>> begin
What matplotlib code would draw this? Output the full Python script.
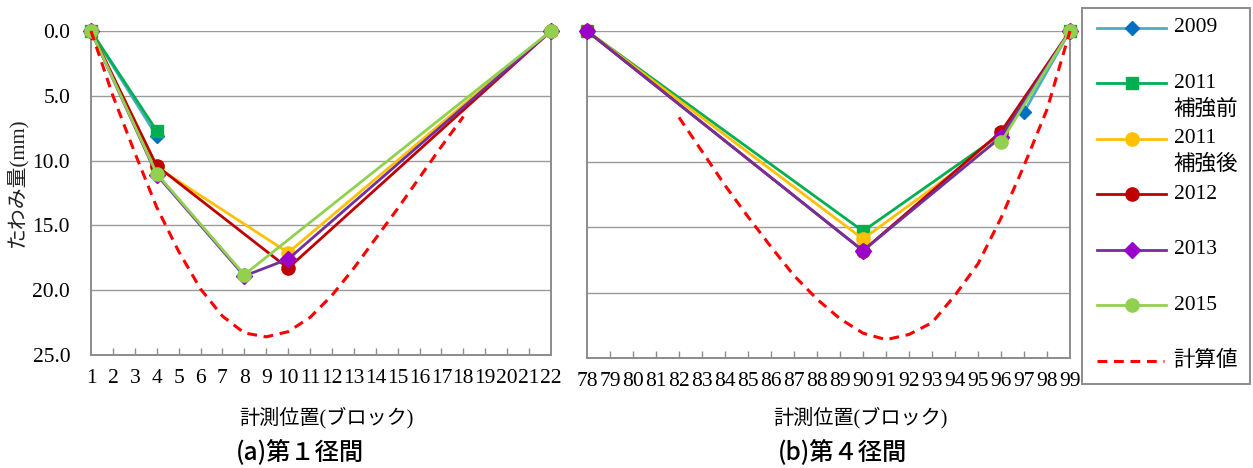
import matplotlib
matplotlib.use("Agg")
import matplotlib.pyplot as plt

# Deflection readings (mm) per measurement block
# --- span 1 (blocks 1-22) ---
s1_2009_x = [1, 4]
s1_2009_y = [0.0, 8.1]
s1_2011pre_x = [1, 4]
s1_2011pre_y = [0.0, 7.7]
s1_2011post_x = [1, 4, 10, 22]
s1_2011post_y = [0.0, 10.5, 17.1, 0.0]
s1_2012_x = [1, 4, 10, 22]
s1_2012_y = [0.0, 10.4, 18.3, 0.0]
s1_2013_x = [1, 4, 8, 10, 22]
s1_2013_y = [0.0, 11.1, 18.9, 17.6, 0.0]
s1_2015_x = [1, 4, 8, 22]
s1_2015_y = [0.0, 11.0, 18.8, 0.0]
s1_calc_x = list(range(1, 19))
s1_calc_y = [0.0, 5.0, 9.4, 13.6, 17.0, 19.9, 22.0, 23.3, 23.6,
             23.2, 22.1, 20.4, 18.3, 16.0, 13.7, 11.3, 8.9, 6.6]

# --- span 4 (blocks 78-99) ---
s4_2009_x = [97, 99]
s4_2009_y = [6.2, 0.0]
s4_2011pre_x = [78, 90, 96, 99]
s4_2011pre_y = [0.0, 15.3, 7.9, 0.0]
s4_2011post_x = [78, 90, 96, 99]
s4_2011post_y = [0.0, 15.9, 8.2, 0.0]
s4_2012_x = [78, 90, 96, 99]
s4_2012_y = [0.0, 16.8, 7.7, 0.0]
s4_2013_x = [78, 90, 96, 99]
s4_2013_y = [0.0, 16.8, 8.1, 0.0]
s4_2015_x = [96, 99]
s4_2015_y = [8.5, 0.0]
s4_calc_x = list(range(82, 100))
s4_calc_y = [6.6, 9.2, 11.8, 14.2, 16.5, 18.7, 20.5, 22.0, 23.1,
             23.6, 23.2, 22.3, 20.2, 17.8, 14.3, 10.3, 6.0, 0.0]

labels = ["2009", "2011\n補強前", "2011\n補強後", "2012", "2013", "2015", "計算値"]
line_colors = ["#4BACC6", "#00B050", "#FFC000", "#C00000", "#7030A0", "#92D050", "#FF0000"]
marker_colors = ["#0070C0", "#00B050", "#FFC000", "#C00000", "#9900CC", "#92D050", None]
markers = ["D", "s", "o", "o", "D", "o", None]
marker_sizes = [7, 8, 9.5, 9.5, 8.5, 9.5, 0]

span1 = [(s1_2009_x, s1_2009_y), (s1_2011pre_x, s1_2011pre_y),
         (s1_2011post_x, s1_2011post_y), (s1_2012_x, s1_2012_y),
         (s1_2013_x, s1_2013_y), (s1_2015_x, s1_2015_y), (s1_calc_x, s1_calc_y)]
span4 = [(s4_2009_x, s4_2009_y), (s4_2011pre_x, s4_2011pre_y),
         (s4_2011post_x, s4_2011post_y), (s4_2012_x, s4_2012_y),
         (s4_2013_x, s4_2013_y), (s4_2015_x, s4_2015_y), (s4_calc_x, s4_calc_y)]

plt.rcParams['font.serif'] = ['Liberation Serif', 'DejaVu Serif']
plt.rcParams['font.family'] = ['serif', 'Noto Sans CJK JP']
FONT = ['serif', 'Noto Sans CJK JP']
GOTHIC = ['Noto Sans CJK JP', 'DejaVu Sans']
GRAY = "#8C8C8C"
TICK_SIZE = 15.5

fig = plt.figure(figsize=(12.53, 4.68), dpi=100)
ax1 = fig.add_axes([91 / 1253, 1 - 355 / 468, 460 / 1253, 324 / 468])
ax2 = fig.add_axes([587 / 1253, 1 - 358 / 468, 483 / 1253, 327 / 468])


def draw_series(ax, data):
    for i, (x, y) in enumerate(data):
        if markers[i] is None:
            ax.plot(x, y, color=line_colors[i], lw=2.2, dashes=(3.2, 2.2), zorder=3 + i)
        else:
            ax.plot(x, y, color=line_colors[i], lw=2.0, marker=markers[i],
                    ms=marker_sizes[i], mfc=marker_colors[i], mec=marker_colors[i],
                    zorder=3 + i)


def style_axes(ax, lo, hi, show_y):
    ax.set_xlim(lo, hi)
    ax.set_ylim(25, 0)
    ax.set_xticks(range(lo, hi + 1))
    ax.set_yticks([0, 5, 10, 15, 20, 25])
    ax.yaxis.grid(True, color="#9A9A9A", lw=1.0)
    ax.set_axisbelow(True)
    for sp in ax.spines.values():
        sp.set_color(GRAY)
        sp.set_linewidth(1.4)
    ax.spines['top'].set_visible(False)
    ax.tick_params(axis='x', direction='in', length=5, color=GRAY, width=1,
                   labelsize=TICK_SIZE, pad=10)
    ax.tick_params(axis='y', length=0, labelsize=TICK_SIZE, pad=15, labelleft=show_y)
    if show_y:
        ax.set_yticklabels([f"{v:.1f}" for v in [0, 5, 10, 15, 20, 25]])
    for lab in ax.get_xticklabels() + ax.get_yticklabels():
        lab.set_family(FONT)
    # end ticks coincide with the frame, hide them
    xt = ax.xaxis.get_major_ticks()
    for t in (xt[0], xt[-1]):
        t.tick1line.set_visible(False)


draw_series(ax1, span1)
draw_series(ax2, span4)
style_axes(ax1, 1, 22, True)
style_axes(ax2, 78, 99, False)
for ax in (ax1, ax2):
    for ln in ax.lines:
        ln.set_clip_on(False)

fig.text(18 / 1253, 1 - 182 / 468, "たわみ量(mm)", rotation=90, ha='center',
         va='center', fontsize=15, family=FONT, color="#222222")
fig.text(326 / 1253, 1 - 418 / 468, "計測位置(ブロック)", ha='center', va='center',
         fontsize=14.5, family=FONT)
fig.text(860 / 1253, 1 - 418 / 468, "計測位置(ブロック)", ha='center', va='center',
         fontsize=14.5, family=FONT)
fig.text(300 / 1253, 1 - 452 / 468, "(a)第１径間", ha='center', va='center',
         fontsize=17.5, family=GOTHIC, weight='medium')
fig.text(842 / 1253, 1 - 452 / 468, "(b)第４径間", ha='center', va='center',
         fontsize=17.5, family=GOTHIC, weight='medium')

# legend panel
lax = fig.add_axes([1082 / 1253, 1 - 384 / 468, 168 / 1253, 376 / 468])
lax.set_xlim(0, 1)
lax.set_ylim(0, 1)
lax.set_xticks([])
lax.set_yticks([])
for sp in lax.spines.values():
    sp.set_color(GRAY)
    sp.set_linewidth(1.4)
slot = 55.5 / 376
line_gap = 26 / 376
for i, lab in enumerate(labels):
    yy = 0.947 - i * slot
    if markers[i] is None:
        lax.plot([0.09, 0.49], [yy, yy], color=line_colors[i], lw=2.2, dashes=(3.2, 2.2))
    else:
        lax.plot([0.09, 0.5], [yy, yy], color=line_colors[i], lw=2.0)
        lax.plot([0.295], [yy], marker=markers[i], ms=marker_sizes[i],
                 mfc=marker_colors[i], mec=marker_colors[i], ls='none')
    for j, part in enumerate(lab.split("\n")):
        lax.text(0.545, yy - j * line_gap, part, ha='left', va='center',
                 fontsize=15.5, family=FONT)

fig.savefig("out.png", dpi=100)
>> end
>> begin
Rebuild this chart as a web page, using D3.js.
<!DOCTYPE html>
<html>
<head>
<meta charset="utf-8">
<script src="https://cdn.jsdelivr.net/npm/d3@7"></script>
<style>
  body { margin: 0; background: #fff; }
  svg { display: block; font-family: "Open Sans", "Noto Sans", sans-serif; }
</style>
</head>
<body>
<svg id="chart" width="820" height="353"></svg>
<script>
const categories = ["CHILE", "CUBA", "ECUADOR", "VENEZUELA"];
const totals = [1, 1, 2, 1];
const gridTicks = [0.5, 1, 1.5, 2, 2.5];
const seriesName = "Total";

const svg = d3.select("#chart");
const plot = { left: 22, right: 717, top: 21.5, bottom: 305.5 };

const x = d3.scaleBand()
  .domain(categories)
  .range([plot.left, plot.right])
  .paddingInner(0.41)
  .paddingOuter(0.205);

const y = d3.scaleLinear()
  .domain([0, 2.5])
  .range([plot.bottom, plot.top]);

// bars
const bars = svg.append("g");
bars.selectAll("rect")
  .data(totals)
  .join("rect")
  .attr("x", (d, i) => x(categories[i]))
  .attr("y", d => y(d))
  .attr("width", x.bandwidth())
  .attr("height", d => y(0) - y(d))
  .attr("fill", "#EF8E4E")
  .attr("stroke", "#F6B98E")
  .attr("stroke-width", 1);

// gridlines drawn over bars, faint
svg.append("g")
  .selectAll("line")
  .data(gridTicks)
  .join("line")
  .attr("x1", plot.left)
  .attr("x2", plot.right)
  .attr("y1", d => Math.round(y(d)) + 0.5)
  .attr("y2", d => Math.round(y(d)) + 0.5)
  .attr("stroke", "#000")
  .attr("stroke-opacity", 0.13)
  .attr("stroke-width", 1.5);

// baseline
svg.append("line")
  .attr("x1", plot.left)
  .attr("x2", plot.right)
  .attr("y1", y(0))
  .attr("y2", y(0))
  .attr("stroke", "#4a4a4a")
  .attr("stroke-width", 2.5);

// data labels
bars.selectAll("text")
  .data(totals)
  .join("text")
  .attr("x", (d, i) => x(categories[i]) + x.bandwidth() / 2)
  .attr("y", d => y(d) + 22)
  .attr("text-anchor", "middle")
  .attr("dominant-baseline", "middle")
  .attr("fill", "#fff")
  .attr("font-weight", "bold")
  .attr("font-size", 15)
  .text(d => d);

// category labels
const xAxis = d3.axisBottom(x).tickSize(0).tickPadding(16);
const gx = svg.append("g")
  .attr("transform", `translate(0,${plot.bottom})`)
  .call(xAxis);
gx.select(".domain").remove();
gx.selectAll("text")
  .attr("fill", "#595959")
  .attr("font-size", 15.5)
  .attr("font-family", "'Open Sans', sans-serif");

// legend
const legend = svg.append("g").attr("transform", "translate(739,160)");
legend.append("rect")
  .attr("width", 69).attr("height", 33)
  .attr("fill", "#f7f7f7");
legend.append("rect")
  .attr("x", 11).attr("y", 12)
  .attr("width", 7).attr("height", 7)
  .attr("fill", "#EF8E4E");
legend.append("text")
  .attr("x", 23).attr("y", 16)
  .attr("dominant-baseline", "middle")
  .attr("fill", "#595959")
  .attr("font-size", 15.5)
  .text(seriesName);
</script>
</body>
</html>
>> end
>> begin
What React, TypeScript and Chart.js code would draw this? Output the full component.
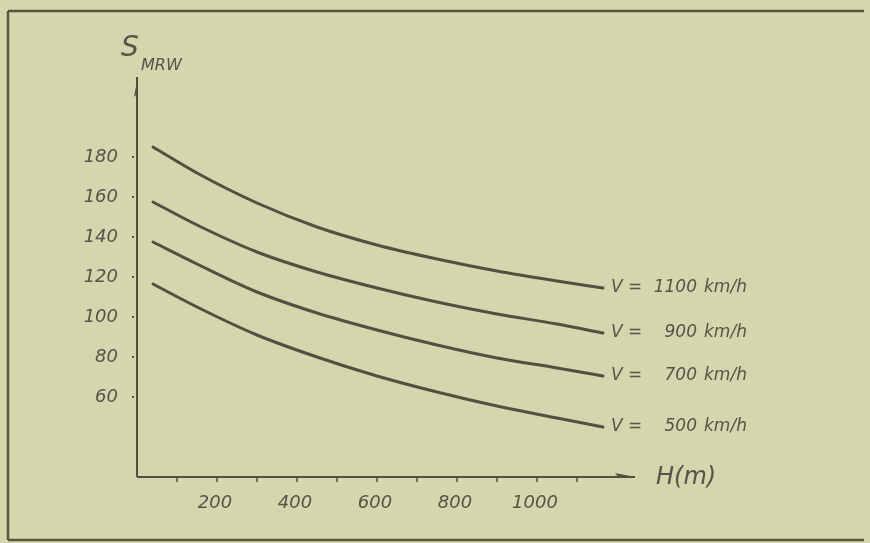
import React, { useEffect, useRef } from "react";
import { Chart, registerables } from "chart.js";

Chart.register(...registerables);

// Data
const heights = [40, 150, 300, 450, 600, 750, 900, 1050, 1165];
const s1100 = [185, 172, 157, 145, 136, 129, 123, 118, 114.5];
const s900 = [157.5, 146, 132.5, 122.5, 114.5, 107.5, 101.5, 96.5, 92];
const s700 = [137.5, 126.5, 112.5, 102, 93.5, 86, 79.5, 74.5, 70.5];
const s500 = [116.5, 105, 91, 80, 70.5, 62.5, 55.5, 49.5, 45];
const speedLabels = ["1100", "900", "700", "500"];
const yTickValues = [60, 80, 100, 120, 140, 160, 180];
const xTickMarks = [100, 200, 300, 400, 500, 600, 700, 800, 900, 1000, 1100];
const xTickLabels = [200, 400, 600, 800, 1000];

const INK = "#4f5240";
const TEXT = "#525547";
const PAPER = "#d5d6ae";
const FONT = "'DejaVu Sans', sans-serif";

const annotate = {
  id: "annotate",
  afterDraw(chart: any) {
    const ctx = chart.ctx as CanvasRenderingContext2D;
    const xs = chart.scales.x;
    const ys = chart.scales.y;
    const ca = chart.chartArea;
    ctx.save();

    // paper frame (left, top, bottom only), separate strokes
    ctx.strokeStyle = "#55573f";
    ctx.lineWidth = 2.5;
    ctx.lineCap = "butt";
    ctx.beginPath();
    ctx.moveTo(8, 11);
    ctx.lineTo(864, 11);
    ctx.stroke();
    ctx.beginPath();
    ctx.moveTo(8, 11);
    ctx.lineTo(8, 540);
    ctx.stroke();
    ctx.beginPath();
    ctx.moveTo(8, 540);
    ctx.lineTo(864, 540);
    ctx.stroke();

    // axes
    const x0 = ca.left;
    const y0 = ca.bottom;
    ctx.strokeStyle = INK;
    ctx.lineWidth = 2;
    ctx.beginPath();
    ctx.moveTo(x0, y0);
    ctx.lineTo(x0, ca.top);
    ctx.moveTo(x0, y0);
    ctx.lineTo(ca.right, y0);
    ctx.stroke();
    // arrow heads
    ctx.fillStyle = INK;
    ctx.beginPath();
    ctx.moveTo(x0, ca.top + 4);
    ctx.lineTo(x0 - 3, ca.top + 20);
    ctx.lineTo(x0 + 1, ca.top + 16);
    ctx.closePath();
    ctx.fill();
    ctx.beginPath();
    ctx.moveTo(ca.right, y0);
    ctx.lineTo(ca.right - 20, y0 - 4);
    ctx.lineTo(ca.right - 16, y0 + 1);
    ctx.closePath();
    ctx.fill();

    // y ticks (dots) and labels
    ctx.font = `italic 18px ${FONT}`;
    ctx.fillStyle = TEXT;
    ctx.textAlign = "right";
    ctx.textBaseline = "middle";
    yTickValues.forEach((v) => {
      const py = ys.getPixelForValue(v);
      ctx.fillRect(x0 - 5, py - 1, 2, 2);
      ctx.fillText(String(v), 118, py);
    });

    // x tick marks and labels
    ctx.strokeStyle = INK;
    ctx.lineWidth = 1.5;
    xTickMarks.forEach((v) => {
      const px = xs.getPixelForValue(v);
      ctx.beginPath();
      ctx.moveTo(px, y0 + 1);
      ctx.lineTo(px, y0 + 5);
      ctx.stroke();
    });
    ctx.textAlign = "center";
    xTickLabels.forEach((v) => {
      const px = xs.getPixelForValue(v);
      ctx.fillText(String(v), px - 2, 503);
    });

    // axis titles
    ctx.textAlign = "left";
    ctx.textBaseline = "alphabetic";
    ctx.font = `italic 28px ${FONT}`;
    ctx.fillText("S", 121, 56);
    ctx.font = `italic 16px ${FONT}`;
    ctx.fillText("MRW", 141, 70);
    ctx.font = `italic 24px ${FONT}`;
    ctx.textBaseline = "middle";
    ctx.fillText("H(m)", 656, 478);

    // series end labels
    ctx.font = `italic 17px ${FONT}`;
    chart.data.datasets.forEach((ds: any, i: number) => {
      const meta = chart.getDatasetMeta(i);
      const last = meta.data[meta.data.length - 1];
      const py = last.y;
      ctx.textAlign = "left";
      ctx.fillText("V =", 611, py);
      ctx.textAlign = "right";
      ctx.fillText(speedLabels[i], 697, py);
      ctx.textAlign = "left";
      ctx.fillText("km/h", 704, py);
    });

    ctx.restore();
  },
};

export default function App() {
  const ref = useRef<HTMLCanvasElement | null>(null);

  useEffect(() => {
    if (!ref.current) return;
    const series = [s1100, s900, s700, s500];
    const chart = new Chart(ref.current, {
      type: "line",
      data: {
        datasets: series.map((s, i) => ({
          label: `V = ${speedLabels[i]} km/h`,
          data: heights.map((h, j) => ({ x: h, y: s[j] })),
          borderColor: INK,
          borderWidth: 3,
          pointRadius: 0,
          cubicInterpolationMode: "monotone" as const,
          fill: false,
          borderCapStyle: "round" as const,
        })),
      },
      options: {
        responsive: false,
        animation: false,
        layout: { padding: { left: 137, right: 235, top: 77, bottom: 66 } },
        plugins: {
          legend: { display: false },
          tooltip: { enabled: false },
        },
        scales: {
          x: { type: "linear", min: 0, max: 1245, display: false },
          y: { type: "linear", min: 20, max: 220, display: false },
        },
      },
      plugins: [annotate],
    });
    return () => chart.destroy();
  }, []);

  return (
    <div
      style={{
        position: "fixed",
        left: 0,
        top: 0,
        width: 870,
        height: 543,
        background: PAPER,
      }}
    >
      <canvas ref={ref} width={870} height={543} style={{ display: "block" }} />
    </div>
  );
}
>> end
# Instruction
Using the data above, set down each line from the line with "What matplotlib code" to the line with "import matplotlib.pyplot as plt" exactly, both ends included, and leave the pictures behind. Nothing else belongs.

# Task solution
What matplotlib code would draw this? Output the full Python script.
import matplotlib
matplotlib.use("Agg")
import matplotlib.pyplot as plt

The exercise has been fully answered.